begin

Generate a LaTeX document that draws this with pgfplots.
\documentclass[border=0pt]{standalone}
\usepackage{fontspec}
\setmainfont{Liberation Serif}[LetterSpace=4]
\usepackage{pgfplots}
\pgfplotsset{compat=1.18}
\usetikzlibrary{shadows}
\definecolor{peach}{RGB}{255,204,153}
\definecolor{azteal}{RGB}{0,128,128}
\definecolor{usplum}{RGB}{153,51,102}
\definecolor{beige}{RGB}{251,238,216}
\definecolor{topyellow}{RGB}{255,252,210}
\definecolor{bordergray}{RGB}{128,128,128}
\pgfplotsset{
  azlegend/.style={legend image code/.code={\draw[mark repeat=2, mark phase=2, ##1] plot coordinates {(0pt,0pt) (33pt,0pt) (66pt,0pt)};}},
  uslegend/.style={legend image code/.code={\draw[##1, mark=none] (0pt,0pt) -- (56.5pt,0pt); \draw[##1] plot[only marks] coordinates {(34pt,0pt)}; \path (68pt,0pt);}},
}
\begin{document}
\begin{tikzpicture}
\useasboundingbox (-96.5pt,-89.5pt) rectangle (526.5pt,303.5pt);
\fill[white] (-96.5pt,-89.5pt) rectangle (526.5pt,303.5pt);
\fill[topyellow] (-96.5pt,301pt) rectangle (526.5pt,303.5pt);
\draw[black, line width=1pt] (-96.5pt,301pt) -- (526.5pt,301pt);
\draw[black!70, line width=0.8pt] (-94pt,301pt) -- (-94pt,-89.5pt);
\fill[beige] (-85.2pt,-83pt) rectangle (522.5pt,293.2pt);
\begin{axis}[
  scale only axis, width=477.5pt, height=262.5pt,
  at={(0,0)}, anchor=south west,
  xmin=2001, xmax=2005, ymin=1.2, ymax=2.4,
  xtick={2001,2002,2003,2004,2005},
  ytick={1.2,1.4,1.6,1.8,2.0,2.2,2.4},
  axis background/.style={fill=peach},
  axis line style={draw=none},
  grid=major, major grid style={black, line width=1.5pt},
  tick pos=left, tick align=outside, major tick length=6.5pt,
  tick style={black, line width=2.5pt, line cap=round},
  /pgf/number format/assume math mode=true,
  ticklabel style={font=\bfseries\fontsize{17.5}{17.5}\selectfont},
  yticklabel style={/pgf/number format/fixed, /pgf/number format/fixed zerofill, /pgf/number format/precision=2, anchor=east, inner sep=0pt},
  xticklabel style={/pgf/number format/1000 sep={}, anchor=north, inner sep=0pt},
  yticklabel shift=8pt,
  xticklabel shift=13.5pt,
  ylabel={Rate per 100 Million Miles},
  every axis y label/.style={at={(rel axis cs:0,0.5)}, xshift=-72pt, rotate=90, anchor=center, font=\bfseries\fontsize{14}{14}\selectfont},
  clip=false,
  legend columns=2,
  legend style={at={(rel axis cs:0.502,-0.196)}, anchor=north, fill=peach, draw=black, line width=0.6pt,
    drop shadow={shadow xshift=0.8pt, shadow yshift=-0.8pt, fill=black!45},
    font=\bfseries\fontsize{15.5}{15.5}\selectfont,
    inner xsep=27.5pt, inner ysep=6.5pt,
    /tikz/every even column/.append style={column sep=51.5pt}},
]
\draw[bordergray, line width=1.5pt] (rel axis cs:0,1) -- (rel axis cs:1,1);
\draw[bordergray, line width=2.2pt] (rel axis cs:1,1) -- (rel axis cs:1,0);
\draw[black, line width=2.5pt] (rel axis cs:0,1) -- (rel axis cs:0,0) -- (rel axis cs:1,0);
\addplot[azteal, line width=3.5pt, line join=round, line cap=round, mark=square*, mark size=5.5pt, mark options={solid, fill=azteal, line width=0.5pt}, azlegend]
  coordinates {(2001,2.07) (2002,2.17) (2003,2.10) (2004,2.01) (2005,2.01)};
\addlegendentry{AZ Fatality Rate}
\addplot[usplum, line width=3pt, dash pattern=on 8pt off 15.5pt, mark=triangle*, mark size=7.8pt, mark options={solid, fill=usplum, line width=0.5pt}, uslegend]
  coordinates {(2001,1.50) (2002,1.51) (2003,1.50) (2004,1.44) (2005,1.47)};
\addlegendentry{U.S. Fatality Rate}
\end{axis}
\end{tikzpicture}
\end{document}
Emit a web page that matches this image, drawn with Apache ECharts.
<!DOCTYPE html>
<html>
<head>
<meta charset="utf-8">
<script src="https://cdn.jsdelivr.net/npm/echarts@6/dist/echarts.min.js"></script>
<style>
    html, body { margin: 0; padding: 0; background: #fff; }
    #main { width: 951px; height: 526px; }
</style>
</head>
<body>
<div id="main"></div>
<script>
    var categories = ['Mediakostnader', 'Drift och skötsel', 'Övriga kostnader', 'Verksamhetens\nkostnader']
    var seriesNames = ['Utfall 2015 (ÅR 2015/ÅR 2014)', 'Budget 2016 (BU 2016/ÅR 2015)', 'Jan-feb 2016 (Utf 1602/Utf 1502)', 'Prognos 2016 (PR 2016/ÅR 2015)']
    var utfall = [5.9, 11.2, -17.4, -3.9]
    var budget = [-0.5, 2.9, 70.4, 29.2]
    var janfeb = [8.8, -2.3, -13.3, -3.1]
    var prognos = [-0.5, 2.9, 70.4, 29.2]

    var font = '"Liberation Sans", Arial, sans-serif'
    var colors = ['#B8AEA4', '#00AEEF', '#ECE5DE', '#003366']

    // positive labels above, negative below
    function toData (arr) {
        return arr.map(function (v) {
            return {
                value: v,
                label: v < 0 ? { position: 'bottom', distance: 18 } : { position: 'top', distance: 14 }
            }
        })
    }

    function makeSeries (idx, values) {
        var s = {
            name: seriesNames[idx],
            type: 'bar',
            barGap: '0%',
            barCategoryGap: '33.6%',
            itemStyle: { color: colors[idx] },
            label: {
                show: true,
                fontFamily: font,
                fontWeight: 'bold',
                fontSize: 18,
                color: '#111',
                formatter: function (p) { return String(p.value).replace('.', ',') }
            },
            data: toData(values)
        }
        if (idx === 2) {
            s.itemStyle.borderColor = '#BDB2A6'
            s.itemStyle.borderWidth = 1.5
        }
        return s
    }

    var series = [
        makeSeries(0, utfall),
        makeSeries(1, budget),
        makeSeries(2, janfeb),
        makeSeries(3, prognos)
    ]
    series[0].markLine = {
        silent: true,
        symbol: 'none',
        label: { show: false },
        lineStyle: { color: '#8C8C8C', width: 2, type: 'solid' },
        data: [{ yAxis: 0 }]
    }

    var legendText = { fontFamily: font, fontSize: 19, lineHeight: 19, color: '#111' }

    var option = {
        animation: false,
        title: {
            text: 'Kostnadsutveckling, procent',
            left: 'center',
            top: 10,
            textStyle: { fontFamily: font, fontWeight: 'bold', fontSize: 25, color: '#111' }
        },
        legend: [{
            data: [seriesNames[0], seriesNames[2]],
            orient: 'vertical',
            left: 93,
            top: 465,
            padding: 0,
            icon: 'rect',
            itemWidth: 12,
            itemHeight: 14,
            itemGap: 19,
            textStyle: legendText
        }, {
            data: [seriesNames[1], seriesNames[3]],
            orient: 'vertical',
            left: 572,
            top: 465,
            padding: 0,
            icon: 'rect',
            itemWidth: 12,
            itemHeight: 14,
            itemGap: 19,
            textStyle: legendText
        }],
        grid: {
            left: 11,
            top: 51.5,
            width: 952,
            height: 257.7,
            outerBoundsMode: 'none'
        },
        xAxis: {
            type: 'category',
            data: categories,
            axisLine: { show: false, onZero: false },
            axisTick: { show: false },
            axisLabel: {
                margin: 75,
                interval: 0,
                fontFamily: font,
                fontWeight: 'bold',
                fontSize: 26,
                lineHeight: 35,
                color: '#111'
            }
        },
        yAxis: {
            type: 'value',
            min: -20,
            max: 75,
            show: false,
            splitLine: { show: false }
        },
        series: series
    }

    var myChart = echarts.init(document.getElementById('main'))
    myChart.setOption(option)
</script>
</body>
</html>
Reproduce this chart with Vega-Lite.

end

> Problem details:
Check every line for "with" and show the ones that have it.

> Result:
Generate a LaTeX document that draws this with pgfplots.
Emit a web page that matches this image, drawn with Apache ECharts.
Reproduce this chart with Vega-Lite.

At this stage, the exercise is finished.